<<<<

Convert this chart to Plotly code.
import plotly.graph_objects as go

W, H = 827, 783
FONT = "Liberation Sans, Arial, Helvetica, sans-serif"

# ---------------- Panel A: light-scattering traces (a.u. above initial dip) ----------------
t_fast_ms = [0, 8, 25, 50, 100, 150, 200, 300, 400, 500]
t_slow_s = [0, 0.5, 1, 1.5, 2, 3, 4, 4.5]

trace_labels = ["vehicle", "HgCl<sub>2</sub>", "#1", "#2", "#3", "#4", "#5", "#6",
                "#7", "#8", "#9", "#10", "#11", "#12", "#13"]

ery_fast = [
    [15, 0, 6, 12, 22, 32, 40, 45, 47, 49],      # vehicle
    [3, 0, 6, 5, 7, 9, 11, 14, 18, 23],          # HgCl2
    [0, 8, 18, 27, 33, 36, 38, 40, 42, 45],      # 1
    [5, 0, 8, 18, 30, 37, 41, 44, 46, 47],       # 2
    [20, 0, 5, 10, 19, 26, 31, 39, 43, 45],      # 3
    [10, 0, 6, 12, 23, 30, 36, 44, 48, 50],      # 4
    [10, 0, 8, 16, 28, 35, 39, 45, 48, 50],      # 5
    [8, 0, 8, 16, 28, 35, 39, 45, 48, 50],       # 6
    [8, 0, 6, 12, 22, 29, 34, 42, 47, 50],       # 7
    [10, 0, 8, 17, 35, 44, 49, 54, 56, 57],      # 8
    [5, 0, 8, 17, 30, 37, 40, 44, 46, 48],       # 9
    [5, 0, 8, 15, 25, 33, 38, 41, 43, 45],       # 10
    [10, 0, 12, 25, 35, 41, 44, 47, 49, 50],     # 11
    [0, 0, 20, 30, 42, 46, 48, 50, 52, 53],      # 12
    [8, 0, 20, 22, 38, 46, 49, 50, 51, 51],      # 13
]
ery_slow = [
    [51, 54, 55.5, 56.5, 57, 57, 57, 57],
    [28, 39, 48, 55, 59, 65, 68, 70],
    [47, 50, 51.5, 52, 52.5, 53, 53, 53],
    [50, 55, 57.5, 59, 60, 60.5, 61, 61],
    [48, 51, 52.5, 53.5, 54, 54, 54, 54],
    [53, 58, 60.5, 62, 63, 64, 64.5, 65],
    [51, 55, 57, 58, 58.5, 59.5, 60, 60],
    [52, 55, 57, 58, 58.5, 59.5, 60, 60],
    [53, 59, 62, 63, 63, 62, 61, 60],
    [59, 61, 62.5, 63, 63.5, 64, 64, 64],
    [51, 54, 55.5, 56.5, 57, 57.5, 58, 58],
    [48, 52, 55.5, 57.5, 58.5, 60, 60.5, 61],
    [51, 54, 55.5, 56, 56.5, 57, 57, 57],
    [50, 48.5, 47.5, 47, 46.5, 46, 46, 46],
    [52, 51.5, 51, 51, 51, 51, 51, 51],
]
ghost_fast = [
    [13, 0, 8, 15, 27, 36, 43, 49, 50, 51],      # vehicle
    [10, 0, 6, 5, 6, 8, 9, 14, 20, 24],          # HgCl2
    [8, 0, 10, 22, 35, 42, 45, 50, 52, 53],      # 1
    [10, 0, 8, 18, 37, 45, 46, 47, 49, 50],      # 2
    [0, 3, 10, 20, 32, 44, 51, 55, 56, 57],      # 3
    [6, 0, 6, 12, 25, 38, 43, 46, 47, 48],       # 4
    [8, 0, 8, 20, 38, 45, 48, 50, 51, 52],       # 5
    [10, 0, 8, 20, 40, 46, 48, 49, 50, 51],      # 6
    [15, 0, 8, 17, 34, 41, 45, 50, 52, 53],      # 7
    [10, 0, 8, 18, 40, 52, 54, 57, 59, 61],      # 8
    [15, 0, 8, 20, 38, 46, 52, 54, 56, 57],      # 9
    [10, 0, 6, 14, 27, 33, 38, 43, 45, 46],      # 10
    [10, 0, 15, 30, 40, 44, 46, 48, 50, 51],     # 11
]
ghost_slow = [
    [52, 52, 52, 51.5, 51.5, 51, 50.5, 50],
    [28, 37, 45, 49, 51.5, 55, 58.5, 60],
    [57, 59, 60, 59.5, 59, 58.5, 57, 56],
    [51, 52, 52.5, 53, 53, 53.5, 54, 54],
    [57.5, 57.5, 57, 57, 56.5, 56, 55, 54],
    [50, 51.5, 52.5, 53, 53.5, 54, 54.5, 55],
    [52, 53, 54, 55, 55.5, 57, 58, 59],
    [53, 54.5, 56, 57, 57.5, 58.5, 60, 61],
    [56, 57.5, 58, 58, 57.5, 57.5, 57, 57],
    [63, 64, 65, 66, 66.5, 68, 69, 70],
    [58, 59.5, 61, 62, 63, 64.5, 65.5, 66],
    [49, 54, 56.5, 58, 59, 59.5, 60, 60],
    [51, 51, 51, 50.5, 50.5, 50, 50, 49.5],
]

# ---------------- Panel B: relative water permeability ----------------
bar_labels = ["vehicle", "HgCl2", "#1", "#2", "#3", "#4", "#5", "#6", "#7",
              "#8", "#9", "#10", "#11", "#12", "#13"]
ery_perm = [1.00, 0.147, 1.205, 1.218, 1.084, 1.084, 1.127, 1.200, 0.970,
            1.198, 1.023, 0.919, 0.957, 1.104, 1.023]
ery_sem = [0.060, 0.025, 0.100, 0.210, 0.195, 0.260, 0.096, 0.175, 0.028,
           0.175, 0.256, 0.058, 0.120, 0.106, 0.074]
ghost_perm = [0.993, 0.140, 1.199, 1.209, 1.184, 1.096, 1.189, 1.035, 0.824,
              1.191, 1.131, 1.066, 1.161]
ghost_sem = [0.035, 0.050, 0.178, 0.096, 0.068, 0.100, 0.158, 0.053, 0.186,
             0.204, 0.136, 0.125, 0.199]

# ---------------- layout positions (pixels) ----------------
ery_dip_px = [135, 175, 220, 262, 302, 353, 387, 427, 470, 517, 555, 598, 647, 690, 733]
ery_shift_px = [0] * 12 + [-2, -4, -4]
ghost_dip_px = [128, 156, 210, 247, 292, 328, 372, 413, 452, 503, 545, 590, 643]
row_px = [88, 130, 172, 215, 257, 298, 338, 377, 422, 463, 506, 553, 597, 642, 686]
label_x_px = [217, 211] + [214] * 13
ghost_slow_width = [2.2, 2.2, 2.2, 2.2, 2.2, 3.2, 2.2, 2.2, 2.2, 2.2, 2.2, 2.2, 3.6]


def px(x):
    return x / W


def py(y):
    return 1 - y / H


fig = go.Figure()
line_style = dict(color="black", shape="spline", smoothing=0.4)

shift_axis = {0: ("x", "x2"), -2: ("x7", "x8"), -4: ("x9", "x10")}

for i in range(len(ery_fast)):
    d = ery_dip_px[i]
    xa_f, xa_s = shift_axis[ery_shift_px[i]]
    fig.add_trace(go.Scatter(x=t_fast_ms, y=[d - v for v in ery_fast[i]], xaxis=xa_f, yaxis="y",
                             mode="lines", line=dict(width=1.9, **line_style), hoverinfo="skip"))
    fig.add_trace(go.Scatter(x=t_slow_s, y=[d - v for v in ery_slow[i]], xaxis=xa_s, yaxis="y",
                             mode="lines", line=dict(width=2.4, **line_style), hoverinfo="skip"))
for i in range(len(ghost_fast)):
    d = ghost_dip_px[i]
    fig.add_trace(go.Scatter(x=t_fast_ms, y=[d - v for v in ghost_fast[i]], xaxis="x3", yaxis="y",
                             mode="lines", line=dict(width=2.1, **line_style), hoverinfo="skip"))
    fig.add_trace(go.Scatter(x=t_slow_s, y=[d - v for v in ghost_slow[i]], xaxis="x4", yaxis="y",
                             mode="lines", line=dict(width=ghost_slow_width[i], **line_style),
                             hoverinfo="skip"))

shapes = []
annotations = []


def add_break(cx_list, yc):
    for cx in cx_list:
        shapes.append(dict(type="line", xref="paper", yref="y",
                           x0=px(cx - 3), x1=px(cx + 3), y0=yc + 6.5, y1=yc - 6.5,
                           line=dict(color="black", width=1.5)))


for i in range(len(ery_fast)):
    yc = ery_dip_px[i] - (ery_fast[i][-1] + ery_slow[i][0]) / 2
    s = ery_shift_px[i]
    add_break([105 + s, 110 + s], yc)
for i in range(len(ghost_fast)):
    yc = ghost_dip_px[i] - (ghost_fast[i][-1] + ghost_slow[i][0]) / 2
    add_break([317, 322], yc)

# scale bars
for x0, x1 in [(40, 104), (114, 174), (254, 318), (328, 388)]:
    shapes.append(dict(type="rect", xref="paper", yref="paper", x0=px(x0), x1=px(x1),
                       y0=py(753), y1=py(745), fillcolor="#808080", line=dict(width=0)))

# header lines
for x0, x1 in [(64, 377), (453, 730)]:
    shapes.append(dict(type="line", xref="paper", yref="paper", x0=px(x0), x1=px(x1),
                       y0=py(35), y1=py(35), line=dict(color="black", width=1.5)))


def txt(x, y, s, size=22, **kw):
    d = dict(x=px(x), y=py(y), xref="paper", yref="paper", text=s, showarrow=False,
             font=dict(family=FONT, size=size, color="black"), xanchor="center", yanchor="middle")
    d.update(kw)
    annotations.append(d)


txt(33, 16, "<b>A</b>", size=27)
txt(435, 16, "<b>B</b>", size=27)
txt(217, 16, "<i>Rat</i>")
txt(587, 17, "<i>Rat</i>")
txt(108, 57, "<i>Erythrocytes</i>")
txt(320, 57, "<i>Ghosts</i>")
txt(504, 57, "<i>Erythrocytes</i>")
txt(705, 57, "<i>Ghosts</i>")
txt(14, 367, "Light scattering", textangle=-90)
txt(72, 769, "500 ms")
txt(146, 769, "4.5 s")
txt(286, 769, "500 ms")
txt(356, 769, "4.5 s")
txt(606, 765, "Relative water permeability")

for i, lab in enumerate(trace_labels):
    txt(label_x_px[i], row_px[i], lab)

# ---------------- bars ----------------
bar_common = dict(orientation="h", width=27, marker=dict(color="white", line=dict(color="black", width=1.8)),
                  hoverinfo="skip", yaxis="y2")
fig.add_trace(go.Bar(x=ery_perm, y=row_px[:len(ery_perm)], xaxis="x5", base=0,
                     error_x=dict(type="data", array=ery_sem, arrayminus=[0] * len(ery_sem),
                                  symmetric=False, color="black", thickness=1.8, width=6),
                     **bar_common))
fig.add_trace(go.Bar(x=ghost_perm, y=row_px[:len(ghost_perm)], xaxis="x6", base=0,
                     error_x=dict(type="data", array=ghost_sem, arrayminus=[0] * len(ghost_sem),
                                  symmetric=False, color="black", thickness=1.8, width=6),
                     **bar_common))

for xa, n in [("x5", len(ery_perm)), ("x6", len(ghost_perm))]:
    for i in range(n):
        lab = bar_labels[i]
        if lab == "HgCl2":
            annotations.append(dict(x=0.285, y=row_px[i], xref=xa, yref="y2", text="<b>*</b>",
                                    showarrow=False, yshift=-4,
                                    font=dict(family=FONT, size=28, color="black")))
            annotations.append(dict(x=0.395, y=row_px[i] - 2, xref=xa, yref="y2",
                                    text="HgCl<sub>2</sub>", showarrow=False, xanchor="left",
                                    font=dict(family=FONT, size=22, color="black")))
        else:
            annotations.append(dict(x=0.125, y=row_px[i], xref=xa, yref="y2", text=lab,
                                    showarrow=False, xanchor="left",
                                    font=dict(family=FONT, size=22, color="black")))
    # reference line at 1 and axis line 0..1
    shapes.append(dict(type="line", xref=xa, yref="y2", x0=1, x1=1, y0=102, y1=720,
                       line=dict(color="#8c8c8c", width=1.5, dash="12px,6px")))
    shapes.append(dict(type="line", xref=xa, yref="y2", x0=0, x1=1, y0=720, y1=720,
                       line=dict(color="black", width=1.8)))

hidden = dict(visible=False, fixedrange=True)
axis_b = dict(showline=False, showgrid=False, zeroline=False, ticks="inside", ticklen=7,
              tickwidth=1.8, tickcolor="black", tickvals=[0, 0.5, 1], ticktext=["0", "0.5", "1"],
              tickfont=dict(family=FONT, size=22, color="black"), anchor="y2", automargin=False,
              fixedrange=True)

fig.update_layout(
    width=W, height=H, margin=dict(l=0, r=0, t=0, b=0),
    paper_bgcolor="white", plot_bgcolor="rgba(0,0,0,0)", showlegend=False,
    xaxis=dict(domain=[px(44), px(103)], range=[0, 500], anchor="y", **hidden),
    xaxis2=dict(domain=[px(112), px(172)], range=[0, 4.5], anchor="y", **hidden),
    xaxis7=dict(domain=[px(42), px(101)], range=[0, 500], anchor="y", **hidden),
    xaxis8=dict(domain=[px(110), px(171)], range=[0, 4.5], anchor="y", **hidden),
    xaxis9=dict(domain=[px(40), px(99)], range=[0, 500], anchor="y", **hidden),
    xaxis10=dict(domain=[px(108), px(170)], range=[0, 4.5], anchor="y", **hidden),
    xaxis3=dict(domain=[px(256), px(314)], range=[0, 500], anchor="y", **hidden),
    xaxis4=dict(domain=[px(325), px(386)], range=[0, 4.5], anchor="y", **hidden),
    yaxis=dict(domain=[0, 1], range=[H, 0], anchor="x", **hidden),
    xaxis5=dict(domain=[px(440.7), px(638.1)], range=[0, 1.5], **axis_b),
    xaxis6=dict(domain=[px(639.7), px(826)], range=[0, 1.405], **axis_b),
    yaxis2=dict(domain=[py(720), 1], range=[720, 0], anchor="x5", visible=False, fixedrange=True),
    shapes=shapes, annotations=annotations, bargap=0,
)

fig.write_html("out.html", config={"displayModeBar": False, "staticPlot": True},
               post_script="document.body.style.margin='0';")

>>>>
<<<<

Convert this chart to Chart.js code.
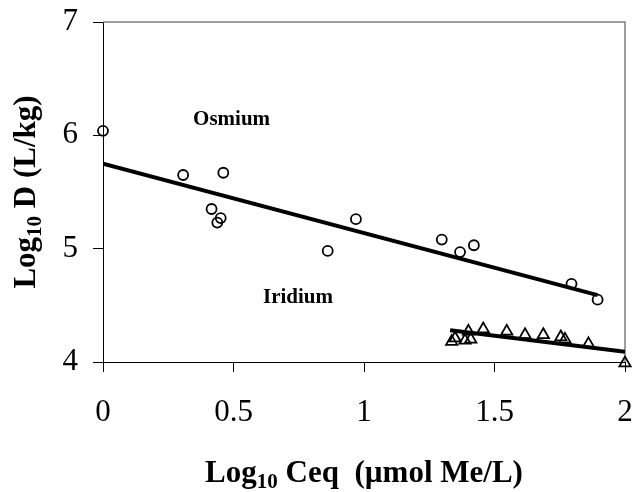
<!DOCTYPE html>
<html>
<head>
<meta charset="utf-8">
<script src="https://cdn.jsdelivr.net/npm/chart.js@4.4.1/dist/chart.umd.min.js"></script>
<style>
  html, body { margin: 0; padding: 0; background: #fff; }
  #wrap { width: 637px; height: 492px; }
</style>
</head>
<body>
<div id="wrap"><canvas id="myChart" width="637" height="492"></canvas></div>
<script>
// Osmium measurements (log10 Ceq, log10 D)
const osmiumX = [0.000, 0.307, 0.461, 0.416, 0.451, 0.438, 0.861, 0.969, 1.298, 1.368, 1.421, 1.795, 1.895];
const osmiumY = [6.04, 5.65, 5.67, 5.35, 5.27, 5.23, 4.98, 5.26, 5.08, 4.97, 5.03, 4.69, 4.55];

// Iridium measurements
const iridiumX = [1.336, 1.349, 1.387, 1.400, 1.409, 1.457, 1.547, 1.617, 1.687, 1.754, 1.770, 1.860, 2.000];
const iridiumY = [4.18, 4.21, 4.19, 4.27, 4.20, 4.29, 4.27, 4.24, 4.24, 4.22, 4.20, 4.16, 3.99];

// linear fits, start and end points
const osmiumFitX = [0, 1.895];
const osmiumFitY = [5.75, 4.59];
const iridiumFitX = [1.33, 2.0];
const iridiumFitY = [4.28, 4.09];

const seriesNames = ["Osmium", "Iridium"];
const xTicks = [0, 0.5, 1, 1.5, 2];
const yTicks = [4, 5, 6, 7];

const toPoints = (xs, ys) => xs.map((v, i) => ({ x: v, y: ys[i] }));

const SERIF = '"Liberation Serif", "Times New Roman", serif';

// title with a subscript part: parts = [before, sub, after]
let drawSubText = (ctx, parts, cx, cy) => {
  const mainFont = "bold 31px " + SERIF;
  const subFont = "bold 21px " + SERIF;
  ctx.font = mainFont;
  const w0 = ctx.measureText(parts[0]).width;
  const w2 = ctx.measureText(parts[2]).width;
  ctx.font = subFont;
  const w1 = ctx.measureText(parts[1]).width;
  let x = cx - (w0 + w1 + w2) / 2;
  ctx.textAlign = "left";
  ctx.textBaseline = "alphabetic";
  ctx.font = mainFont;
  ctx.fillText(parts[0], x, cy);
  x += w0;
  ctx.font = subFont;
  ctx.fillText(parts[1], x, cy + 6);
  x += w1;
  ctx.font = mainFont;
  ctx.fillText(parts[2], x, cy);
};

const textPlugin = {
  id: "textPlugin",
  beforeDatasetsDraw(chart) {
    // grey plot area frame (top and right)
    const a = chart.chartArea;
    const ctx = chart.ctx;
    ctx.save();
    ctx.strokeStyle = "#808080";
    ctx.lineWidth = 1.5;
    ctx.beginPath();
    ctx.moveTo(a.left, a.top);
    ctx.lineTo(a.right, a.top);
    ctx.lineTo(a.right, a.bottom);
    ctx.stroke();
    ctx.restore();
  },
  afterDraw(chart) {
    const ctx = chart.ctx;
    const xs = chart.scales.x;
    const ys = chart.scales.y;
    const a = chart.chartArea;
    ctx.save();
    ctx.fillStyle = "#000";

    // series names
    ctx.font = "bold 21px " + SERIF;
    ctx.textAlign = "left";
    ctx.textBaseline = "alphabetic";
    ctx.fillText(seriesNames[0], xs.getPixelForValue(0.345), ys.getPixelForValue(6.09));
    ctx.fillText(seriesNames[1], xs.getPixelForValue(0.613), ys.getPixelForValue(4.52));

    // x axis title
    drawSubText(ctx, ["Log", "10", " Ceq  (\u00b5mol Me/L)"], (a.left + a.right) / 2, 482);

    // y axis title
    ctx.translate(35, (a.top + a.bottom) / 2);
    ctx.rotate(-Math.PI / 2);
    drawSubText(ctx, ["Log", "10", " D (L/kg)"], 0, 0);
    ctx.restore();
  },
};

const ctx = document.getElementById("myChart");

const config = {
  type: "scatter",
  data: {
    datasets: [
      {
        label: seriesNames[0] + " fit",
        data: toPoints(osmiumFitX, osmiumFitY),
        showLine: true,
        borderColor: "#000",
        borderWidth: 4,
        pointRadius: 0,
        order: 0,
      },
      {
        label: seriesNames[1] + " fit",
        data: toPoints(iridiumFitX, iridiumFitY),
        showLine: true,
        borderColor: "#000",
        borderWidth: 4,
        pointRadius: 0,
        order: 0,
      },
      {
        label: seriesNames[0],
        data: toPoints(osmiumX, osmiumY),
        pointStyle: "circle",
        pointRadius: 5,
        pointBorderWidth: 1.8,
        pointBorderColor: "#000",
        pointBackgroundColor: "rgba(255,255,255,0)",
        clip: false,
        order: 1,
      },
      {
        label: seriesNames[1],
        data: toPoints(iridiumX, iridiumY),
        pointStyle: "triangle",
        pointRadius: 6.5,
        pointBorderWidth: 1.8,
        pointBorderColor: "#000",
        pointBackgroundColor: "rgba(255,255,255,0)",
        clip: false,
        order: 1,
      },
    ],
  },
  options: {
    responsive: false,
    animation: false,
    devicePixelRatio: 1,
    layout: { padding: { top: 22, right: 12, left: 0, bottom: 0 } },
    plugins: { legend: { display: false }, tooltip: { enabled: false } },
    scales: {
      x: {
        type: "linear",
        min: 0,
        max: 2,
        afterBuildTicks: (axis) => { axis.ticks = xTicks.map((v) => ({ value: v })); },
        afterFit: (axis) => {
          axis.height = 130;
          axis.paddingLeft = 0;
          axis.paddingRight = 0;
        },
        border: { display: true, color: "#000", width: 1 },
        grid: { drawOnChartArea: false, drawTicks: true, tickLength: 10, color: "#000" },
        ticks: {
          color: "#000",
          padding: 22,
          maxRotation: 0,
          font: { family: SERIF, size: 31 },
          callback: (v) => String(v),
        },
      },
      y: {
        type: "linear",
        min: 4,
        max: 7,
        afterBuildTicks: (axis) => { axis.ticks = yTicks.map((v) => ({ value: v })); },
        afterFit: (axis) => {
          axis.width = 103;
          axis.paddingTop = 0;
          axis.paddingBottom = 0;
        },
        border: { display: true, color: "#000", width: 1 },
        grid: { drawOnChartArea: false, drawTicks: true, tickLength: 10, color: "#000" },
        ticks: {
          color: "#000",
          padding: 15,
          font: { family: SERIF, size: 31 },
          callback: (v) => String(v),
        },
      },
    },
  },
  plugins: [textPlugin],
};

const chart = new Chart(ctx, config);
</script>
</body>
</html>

>>>>

◆ GOAL:
Among the entries above, take the lines from the one with "Convert this chart to Chart.js code." through the one with "const iridiumFitY = [4.28, 4.09];" and retype them exactly, leaving out the pictures.

◆ RESULT:
Convert this chart to Chart.js code.
<!DOCTYPE html>
<html>
<head>
<meta charset="utf-8">
<script src="https://cdn.jsdelivr.net/npm/chart.js@4.4.1/dist/chart.umd.min.js"></script>
<style>
  html, body { margin: 0; padding: 0; background: #fff; }
  #wrap { width: 637px; height: 492px; }
</style>
</head>
<body>
<div id="wrap"><canvas id="myChart" width="637" height="492"></canvas></div>
<script>
// Osmium measurements (log10 Ceq, log10 D)
const osmiumX = [0.000, 0.307, 0.461, 0.416, 0.451, 0.438, 0.861, 0.969, 1.298, 1.368, 1.421, 1.795, 1.895];
const osmiumY = [6.04, 5.65, 5.67, 5.35, 5.27, 5.23, 4.98, 5.26, 5.08, 4.97, 5.03, 4.69, 4.55];

// Iridium measurements
const iridiumX = [1.336, 1.349, 1.387, 1.400, 1.409, 1.457, 1.547, 1.617, 1.687, 1.754, 1.770, 1.860, 2.000];
const iridiumY = [4.18, 4.21, 4.19, 4.27, 4.20, 4.29, 4.27, 4.24, 4.24, 4.22, 4.20, 4.16, 3.99];

// linear fits, start and end points
const osmiumFitX = [0, 1.895];
const osmiumFitY = [5.75, 4.59];
const iridiumFitX = [1.33, 2.0];
const iridiumFitY = [4.28, 4.09];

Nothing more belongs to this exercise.